What an absolutely incredible experience this has been for me! The past two weeks have brought me emotions that were so high and so low that I can’t describe! When I have thought back on this experience over the past twelve hours, I couldn’t help but think of what an Easter miracle this has been. So many things had to fall into place at the right time for it to all come together as planned. And at the very heart of all of it, is sacrifice.
The family is sad that they couldn’t give their puppy the life he needed, and they are sad that Panda couldn’t be the dog that they had dreamed of when they brought him home. They trusted me, and made a sacrifice to let him go, trusting complete strangers to give their little guy a better life.
So many others have made sacrifices to give something of value to a family and puppy that they didn’t know, and will probably never meet. There were so many people who came together to help me with things I just didn’t know how to do, or really, where to even start!
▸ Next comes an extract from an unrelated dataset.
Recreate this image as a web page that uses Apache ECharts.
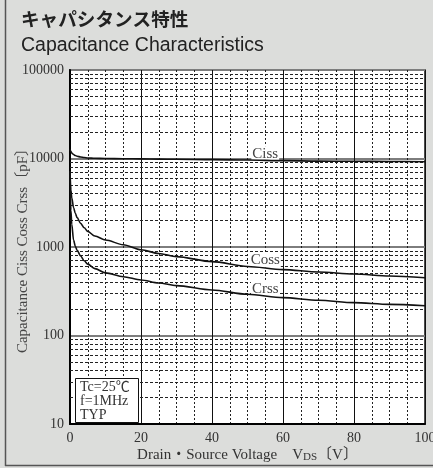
<!DOCTYPE html>
<html>
<head>
<meta charset="utf-8">
<script src="https://cdn.jsdelivr.net/npm/echarts@6/dist/echarts.min.js"></script>
<style>
  html, body { margin: 0; padding: 0; background: #dcdddb; }
  #chart { width: 433px; height: 468px; }
</style>
</head>
<body>
<div id="chart"></div>
<script>
// drain-source voltage (V)
var voltage = [0, 0.25, 0.5, 1, 1.5, 2, 3, 4, 5, 7, 10, 15, 20, 25, 30, 40, 50, 60, 70, 80, 90, 100];
// capacitances (pF)
var ciss = [12600, 12000, 11500, 11100, 10800, 10600, 10400, 10250, 10150, 10050, 10000, 9950, 9900, 9850, 9800, 9700, 9600, 9450, 9350, 9300, 9250, 9200];
var coss = [7200, 4400, 3600, 2800, 2400, 2150, 1850, 1650, 1500, 1330, 1200, 1060, 930, 845, 778, 683, 602, 555, 522, 495, 470, 450];
var crss = [7200, 2600, 1800, 1200, 1020, 920, 790, 700, 640, 570, 510, 462, 424, 392, 366, 327, 292, 268, 250, 235, 225, 217];

// curve labels: name, voltage where the label sits, value at its foot
var curveLabels = [
  ['Ciss', 55, 9100],
  ['Coss', 55, 570],
  ['Crss', 55, 268]
];

// minor horizontal grid lines (2..9 per decade)
var minorY = [20, 30, 40, 50, 60, 70, 80, 90,
  200, 300, 400, 500, 600, 700, 800, 900,
  2000, 3000, 4000, 5000, 6000, 7000, 8000, 9000,
  20000, 30000, 40000, 50000, 60000, 70000, 80000, 90000];

var serif = '"Liberation Serif", "Noto Sans CJK JP", serif';

function pairs(ys) {
  return voltage.map(function (v, i) { return [v, ys[i]]; });
}

function curve(name, ys) {
  var lab = curveLabels.filter(function (c) { return c[0] === name; })[0];
  return {
    name: name,
    type: 'line',
    data: pairs(ys),
    showSymbol: false,
    smooth: 0.3,
    smoothMonotone: 'x',
    lineStyle: { color: '#111', width: 1.6 },
    z: 5,
    markPoint: {
      symbol: 'circle',
      symbolSize: 0,
      silent: true,
      label: {
        show: true,
        position: 'top',
        distance: 1,
        formatter: name,
        color: '#444',
        fontFamily: serif,
        fontSize: 15,
        backgroundColor: '#fff',
        padding: [0, 1, 0, 1]
      },
      data: [{ coord: [lab[1], lab[2]] }]
    }
  };
}

var chart = echarts.init(document.getElementById('chart'));

var option = {
  animation: false,
  backgroundColor: '#dcdddb',
  title: [
    {
      text: 'キャパシタンス特性',
      left: 16, top: 5,
      textStyle: { fontFamily: '"Noto Sans CJK JP"', fontSize: 18.6, fontWeight: 'bold', color: '#222' }
    },
    {
      text: 'Capacitance Characteristics',
      left: 16, top: 31,
      textStyle: { fontFamily: '"Liberation Sans", Arial', fontSize: 19.5, fontWeight: 'normal', color: '#222' }
    }
  ],
  grid: {
    left: 70, right: 8, top: 70, bottom: 44,
    outerBoundsMode: 'none',
    containLabel: false,
    show: true,
    backgroundColor: '#fff',
    borderColor: '#111',
    borderWidth: 1.5
  },
  xAxis: {
    type: 'value',
    min: 0, max: 100, interval: 20,
    name: 'Drain・Source Voltage　V{s|DS}〔V〕',
    nameLocation: 'middle',
    nameGap: 24,
    nameMoveOverlap: false,
    nameTextStyle: {
      fontFamily: serif, fontSize: 15, color: '#333',
      rich: { s: { fontFamily: serif, fontSize: 11, color: '#333', verticalAlign: 'bottom' } }
    },
    axisLine: { lineStyle: { color: '#000', width: 2 } },
    axisTick: { show: false },
    axisLabel: { margin: 7, fontFamily: serif, fontSize: 14, color: '#333' },
    splitLine: { show: true, lineStyle: { color: '#111', width: 1 } },
    minorTick: { show: false, splitNumber: 4 },
    minorSplitLine: { show: true, lineStyle: { color: '#222', width: 1, type: [2, 2] } }
  },
  yAxis: {
    type: 'log',
    logBase: 10,
    min: 10, max: 100000,
    name: 'Capacitance Ciss Coss Crss〔pF〕',
    nameLocation: 'middle',
    nameGap: 39,
    nameMoveOverlap: false,
    nameTextStyle: { fontFamily: serif, fontSize: 15, color: '#444' },
    axisLine: { show: true, lineStyle: { color: '#000', width: 2 } },
    axisTick: { show: false },
    axisLabel: {
      margin: 6, fontFamily: serif, fontSize: 14, color: '#333',
      formatter: function (v) { return String(Math.round(v)); }
    },
    splitLine: { show: true, lineStyle: { color: '#7d7d7d', width: 2 } }
  },
  graphic: [
    {
      type: 'line', silent: true,
      shape: { x1: 5.5, y1: 0, x2: 5.5, y2: 466 },
      style: { stroke: '#555', lineWidth: 1.5 }
    },
    {
      type: 'line', silent: true,
      shape: { x1: 5, y1: 465.5, x2: 433, y2: 465.5 },
      style: { stroke: '#555', lineWidth: 1.5 }
    },
    {
      type: 'rect', left: 75, top: 378, z: 100,
      shape: { width: 63, height: 44 },
      style: { fill: '#fff', stroke: '#111', lineWidth: 1 }
    },
    {
      type: 'text', left: 80, top: 380, z: 101,
      style: {
        text: 'Tc=25℃\nf=1MHz\nTYP',
        font: '14px ' + serif,
        lineHeight: 14,
        fill: '#333'
      }
    }
  ],
  series: [
    {
      name: 'minor',
      type: 'line',
      data: [],
      silent: true,
      z: 1,
      markLine: {
        silent: true,
        symbol: 'none',
        animation: false,
        label: { show: false },
        lineStyle: { color: '#222', width: 1, type: [3, 2] },
        data: minorY.map(function (v) { return { yAxis: v }; })
      }
    },
    curve('Ciss', ciss),
    curve('Coss', coss),
    curve('Crss', crss)
  ]
};

chart.setOption(option);
</script>
</body>
</html>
Some sacrificed time, for others it was their expertise, and others sacrificed financially, but all of us came together to help one family and one dog have a better life.
When things in the world seem so very crazy and upside down, experiences like this renew my hope in life. Just as the landscape around me is starting to green up and bloom and leaf out, somewhere in Iowa, there is a little puppy who has no idea what any of those sacrifices mean. He’s just reaping the excitment of his new life, oblivious to the work behind the scenes that came together to make that happen for him.
Good has indeed come from a potentially dangerous situation. The family’s anger and fear has been replaced with peace. The panic I felt for much of two weeks has been replaced with calm. Joy reigns supreme over the entire experience, and hope in life has been fully restored. Anything and everything feels possible once again!
And all I can say is, have a great life Panda! God has special plans for you, and I can’t wait to watch you soar on new wings!